『PHPビジネスレビュー松下幸之助塾』 2012年 9・10月号 Vol.7 より
創業者とは偉大である。まず何よりも会社に関わるすべての職能に通じているし、そもそも経営理念を確立したという点で偉大である。そして、創業者はただ理念をつくっただけでなく、経営理念を浸透させるということにおいて、だれよりも情熱を注ぎこむ努力の人であることが多い。ここでは、若き松下幸之助が創業期から取り組んだ、経営理念の浸透に対する努力のあとをふり返ってみたい。
松下幸之助にとっての理念
松下幸之助(以下、幸之助)が経営理念を模索し始めるのは、社員が100名を超えたころからであったという。比較的順調な経営を続けていたが、このころから経営上のさまざまな悩みに直面し始めた。
たとえば、同業他社との競争において、自分が勝利するということは、同業者の経営を圧迫することになり、それははたして許されるのかという道義的な悩みであるとか、代理店との結びつきが強固になって、代理店の中には自社の経営を松下電器に依存してくる会社が出てきたが、得意先の経営責任まで負わなければならないものなのかという疑問である。さらには決算において税務署との見解の相違があり、課税をいかに解釈するか葛藤したという経緯もあった。
こうした葛藤を経て幸之助は、「松下電器は人様の預り物である。忠実に経営し、その責任を果たさなければならない」(『私の行き方 考え方』PHP文庫、244頁)という覚悟が定まったという。
幸之助の経営理念がさまざまな形で定まるのは昭和4(1929)年からである。この年、経営の基本方針というべき「綱領」と仕事の心がまえを示す「信条」が確立され、昭和7(1932)年には松下電器の根本理念である、産業人の使命を闡明 <せんめい> する。昭和8(1933)年には、仕事の心がまえをさらに具体的に説いた「松下電器の遵奉すべき精神」、昭和10(1935)年には、社風づくりのための一環として制定した「松下電器基本内規」等を確立していく。

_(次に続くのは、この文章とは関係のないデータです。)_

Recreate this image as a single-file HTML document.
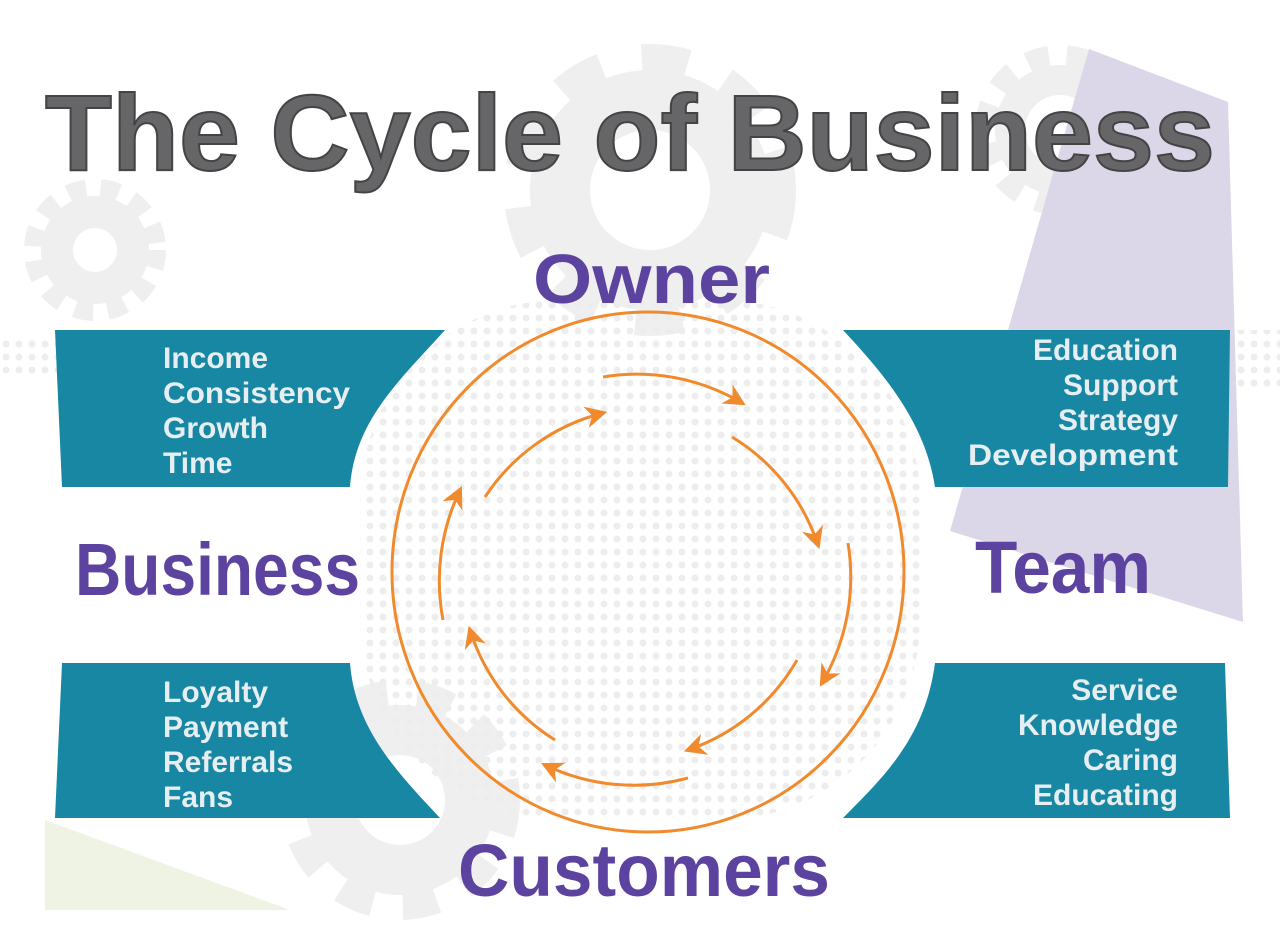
<!DOCTYPE html>
<html><head><meta charset="utf-8"><style>
html,body{margin:0;padding:0;background:#fff;}
svg{display:block;}
</style></head><body>
<svg width="1280" height="943" viewBox="0 0 1280 943" xmlns="http://www.w3.org/2000/svg">
<defs>
<marker id="a" viewBox="0 0 10 10" refX="8" refY="5" markerWidth="22" markerHeight="22" markerUnits="userSpaceOnUse" orient="auto">
<path d="M0,0 L10,5 L0,10 L3,5 Z" fill="#f08a2c"/>
</marker>
<pattern id="dots" width="13" height="13" patternUnits="userSpaceOnUse">
<circle cx="6" cy="6" r="3.5" fill="#ededed"/>
</pattern>
</defs>
<rect width="1280" height="943" fill="#fff"/>
<!-- gears -->
<g fill="none" stroke="#efefef">
<circle cx="650" cy="190" r="90" stroke-width="60"/>
<circle cx="650" cy="190" r="128" stroke-width="36" stroke-dasharray="45 40"/>
<circle cx="95" cy="250" r="38" stroke-width="32"/>
<circle cx="95" cy="250" r="60" stroke-width="22" stroke-dasharray="18 14"/>
<circle cx="400" cy="800" r="70" stroke-width="50"/>
<circle cx="400" cy="800" r="105" stroke-width="30" stroke-dasharray="34 30"/>
<circle cx="1060" cy="130" r="50" stroke-width="30"/>
<circle cx="1060" cy="130" r="75" stroke-width="20" stroke-dasharray="22 18"/>
</g>
<!-- dotted world map hint -->
<g fill="url(#dots)">
<rect x="0" y="335" width="60" height="45"/>
<rect x="360" y="300" width="560" height="520" rx="200"/>
<rect x="1230" y="330" width="50" height="60"/>
</g>
<!-- purple polygon -->
<polygon points="1089,49 1228,102 1243,622 950,531" fill="#dcd7e8"/>
<!-- green triangle -->
<polygon points="45,820 290,910 45,910" fill="#eef3e4"/>
<!-- teal banners -->
<path d="M55,330 L445,330 C400,380 355,420 350,487 L62,487 Z" fill="#1787a3"/>
<path d="M843,330 L1230,330 L1228,487 L935,487 C925,420 880,370 843,330 Z" fill="#1787a3"/>
<path d="M62,663 L350,663 C355,730 400,775 440,818 L55,818 Z" fill="#1787a3"/>
<path d="M935,663 L1225,663 L1230,818 L843,818 C880,780 925,740 935,663 Z" fill="#1787a3"/>
<!-- circle -->
<ellipse cx="648" cy="572" rx="256" ry="260" fill="none" stroke="#f08a2c" stroke-width="3"/>
<g fill="none" stroke="#f08a2c" stroke-width="3" marker-end="url(#a)">
<path d="M603,377 A205,205 0 0 1 742,403"/>
<path d="M732,437 A200,200 0 0 1 818,545"/>
<path d="M848,543 A210,210 0 0 1 822,683"/>
<path d="M797,660 A200,200 0 0 1 688,750"/>
<path d="M688,778 A205,205 0 0 1 545,765"/>
<path d="M555,740 A200,200 0 0 1 470,630"/>
<path d="M443,620 A210,210 0 0 1 460,490"/>
<path d="M485,497 A200,200 0 0 1 603,413"/>
</g>
<!-- title -->
<text x="45" y="170" textLength="1170" lengthAdjust="spacingAndGlyphs" font-family="Liberation Sans, sans-serif" font-weight="bold" font-size="108" fill="#666668" stroke="#444" stroke-width="2">The Cycle of Business</text>
<g font-family="Liberation Sans, sans-serif" font-weight="bold" fill="#5d43a0">
<text x="533" y="303" textLength="237" lengthAdjust="spacingAndGlyphs" font-size="70">Owner</text>
<text x="75" y="595" textLength="285" lengthAdjust="spacingAndGlyphs" font-size="74">Business</text>
<text x="975" y="593" textLength="176" lengthAdjust="spacingAndGlyphs" font-size="74">Team</text>
<text x="458" y="896" textLength="372" lengthAdjust="spacingAndGlyphs" font-size="74">Customers</text>
</g>
<g font-family="Liberation Sans, sans-serif" font-weight="bold" font-size="30" fill="#e6eef1">
<text x="163" y="368">Income</text>
<text x="163" y="403" textLength="187" lengthAdjust="spacingAndGlyphs">Consistency</text>
<text x="163" y="438">Growth</text>
<text x="163" y="473">Time</text>
<text x="163" y="702">Loyalty</text>
<text x="163" y="737">Payment</text>
<text x="163" y="772">Referrals</text>
<text x="163" y="807">Fans</text>
</g>
<g font-family="Liberation Sans, sans-serif" font-weight="bold" font-size="30" fill="#e6eef1" text-anchor="end">
<text x="1178" y="360">Education</text>
<text x="1178" y="395">Support</text>
<text x="1178" y="430">Strategy</text>
<text x="1178" y="465" textLength="210" lengthAdjust="spacingAndGlyphs">Development</text>
<text x="1178" y="700">Service</text>
<text x="1178" y="735">Knowledge</text>
<text x="1178" y="770">Caring</text>
<text x="1178" y="805">Educating</text>
</g>
</svg>
</body></html>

これら一連の経営理念は改訂されることはあったが、おおよそ40歳までに形成されている。
どのような手段を使ったか
経営理念は、トップマネジメントに関係する人だけが知っていればよいというものではなく、社員全員が価値観を共有して、初めてその効力が発揮される。具体的には倫理感が高まったり、戦略が定まったりする。だからこそ、理念を生み出した企業家は、みずからの理念をなんとか浸透させようとするのであろう。
では、先に述べたように日々の葛藤、気づきの中から理念を生み出した幸之助は、その後いかに組織内に理念の浸透を図ったのであろうか。
みずから語る
まず昭和16(1941)年の資料に『社主一日一話』というものがある。これは昭和8(1933)年5月から翌9(1934)年4月までの、幸之助が松下電器の朝会、もしくは午後の納会で話した訓話と、以降の断続的に行われた社員への訓話合計228回分の速記録である。日常的に見聞したことに材を得たごくありふれた所感の形をとっているが、どの話の結末でも社員の人生観や仕事観の向上を示唆しようとする。
この記録は、幸之助がとにかく社員に“語ろう”という姿勢を有していたことを顕著に示している。毎日、40歳に満たない青年経営者がそれなりの感懐を語るということは、話材を集めるだけでも相当の意識を持たなければ続かない。幸之助はこれを1年間やり通したのである。
しかもこの直話は、当初からそのまま速記が取られていたことに注意を払わなければならない。社史の整備のためや、現場で直接訓示を聴けなかった社員のために残したといわれるが、幸之助自身のためだったとも考えられている。というのは後年、幸之助は話術の達人として知られるようになったものの、元来口下手であったからだ。訓話のあと速記録を読み返したり、音声を聴き直したりして話術の修練に努めたといわれている。
また、戦後、昭和38(1963)年1月には、松下幸之助講演集第1集として『処世雑感』が、5月に第2集『経営雑感』、翌昭和39(1964)年2月に第3集『経営雑感(Ⅱ)』、同年5月には第4集『青雲雑話』と講演集が刊行されている。これら講演集の内容は、一部社内向けのものもあるが、多くは社外で求められた講演の記録である。この時期相次いで編まれたのは、幸之助が昭和36(1961)年に会長職に退き、講演がにわかに増えたからであろう。当時、高度成長期のリーディングカンパニーとして松下電器が評価されていたことから、立志伝中の人物として幸之助への講演依頼が増えていたようだ。